Dislocation core structures and yield stress anomalies in molybdenum disilicide

Stacking fault energies in MoSi2 due to shear along <331> have been calculated by modified embedded atom method (MEAM) calculations. Preliminary calculations have also been made of dislocation core structures and their response to applied stress. The results are used to investigate the configuration and mobility of 1/2<331> dislocations. Shear of 1/6<331> in the {103} plane of MoSi2 produces an anti-phase boundary (APB) whose geometry, called APB(1), is different from that produced by 1/6<331> in the opposite direction, APB(2). Calculations show that APB(1) is stable and APB(2) is unstable.
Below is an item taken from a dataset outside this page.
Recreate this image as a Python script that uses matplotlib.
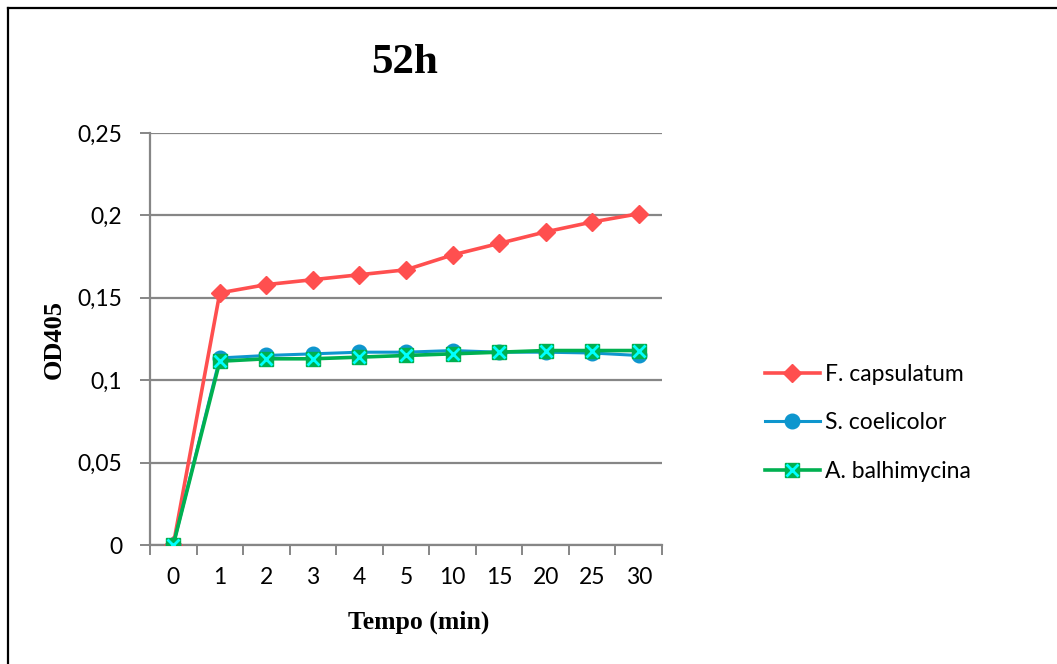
import matplotlib
matplotlib.use("Agg")
import matplotlib.pyplot as plt
from matplotlib.lines import Line2D
from matplotlib.legend_handler import HandlerTuple
import numpy as np

# Data
tempo = ["0", "1", "2", "3", "4", "5", "10", "15", "20", "25", "30"]
f_capsulatum = [0.0, 0.153, 0.158, 0.161, 0.164, 0.167, 0.176, 0.183, 0.190, 0.196, 0.201]
s_coelicolor = [0.0, 0.1135, 0.115, 0.116, 0.117, 0.117, 0.118, 0.117, 0.117, 0.1165, 0.115]
a_balhimycina = [0.0, 0.1115, 0.113, 0.113, 0.114, 0.115, 0.116, 0.117, 0.118, 0.118, 0.118]
y_ticks = [0, 0.05, 0.1, 0.15, 0.2, 0.25]
y_ticklabels = ["0", "0,05", "0,1", "0,15", "0,2", "0,25"]

RED = "#FF4F4F"
BLUE = "#0E96CE"
GREEN = "#00B050"
CYAN = "#00FFFF"
GRID = "#868686"

fig = plt.figure(figsize=(10.57, 6.64), dpi=100)
ax = fig.add_axes([0.1419, 0.1792, 0.4844, 0.6205])

x = np.arange(len(tempo))
ax.plot(x, f_capsulatum, color=RED, lw=2.6, marker="D", ms=9.5,
        mec=RED, mfc=RED, label="F. capsulatum", zorder=3)
ax.plot(x, s_coelicolor, color=BLUE, lw=2.2, marker="o", ms=10.5,
        mec=BLUE, mfc=BLUE, label="S. coelicolor", zorder=4)
l_green, = ax.plot(x, a_balhimycina, color=GREEN, lw=2.6, marker="s", ms=9.5,
                   mec=GREEN, mfc=GREEN, zorder=5)
l_cross, = ax.plot(x, a_balhimycina, ls="none", marker="x", ms=9, mew=2,
                   color=CYAN, zorder=6)

ax.set_xlim(-0.5, len(tempo) - 0.5)
ax.set_ylim(0, 0.25)
ax.set_yticks(y_ticks)
ax.set_yticklabels(y_ticklabels)
ax.set_xticks(x)
ax.set_xticklabels(tempo)
ax.set_xticks(np.arange(len(tempo) + 1) - 0.5, minor=True)

ax.grid(axis="y", color=GRID, lw=1.6)
ax.set_axisbelow(True)
for s in ["top", "right"]:
    ax.spines[s].set_visible(False)
for s in ["left", "bottom"]:
    ax.spines[s].set_color(GRID)
    ax.spines[s].set_linewidth(1.6)

ax.tick_params(axis="x", which="major", length=0, pad=16, labelsize=16.5)
ax.tick_params(axis="x", which="minor", length=7, width=1.4, color=GRID, direction="out")
ax.tick_params(axis="y", length=7, width=1.4, color=GRID, pad=13, labelsize=16.5)
for lab in ax.get_xticklabels() + ax.get_yticklabels():
    lab.set_fontfamily("Lato")

fig.text(0.383, 0.905, "52h", family="Liberation Serif", weight="bold",
         fontsize=31, ha="center", va="center")
fig.text(0.396, 0.063, "Tempo (min)", family="Liberation Serif", weight="bold",
         fontsize=18.5, ha="center", va="center")
fig.text(0.051, 0.489, "OD405", family="Liberation Serif", weight="bold",
         fontsize=19, ha="center", va="center", rotation=90)

handles = [ax.lines[0], ax.lines[1], (l_green, l_cross)]
labels = ["F. capsulatum", "S. coelicolor", "A. balhimycina"]
ax.legend(handles, labels, handler_map={tuple: HandlerTuple(ndivide=1)},
          loc="center left", bbox_to_anchor=(0.7237, 0.363),
          bbox_transform=fig.transFigure, frameon=False, borderpad=0,
          borderaxespad=0, handlelength=2.4, handletextpad=0.2,
          labelspacing=1.2, prop={"family": "Lato", "size": 16.5})

# outer frame (top and left edges)
fig.add_artist(Line2D([8 / 1057, 1], [1 - 8 / 664, 1 - 8 / 664],
                      transform=fig.transFigure, color="black", lw=1.6))
fig.add_artist(Line2D([8 / 1057, 8 / 1057], [0, 1 - 8 / 664],
                      transform=fig.transFigure, color="black", lw=1.6))

fig.savefig("out.png", dpi=100)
MEAM calculations show that there is a stable fault close to APB(2) with a displacement of ∼1/8<331> in the same direction. The {103} planes have an unusual five layer stacking sequence with successive planes offset by 1/5<301>. Shear of 1/10<351> in the correct direction gives a low energy intrinsic fault. This vector is close to the 1/8<331> shear that produces a stable fault. Various dissociated configurations of 1/2<331> dislocations are considered based on these partials. All can have asymmetrical arrangements which will respond differently to the direction of the applied stress, explaining the yield stress asymmetry in MoSi2. All of the slip systems (<100>{0kl} and <111>{110} as well as <331>{103}) exhibit yield stress anomalies at different temperatures. Different core configurations at high and low temperatures are used to explain the phenomena.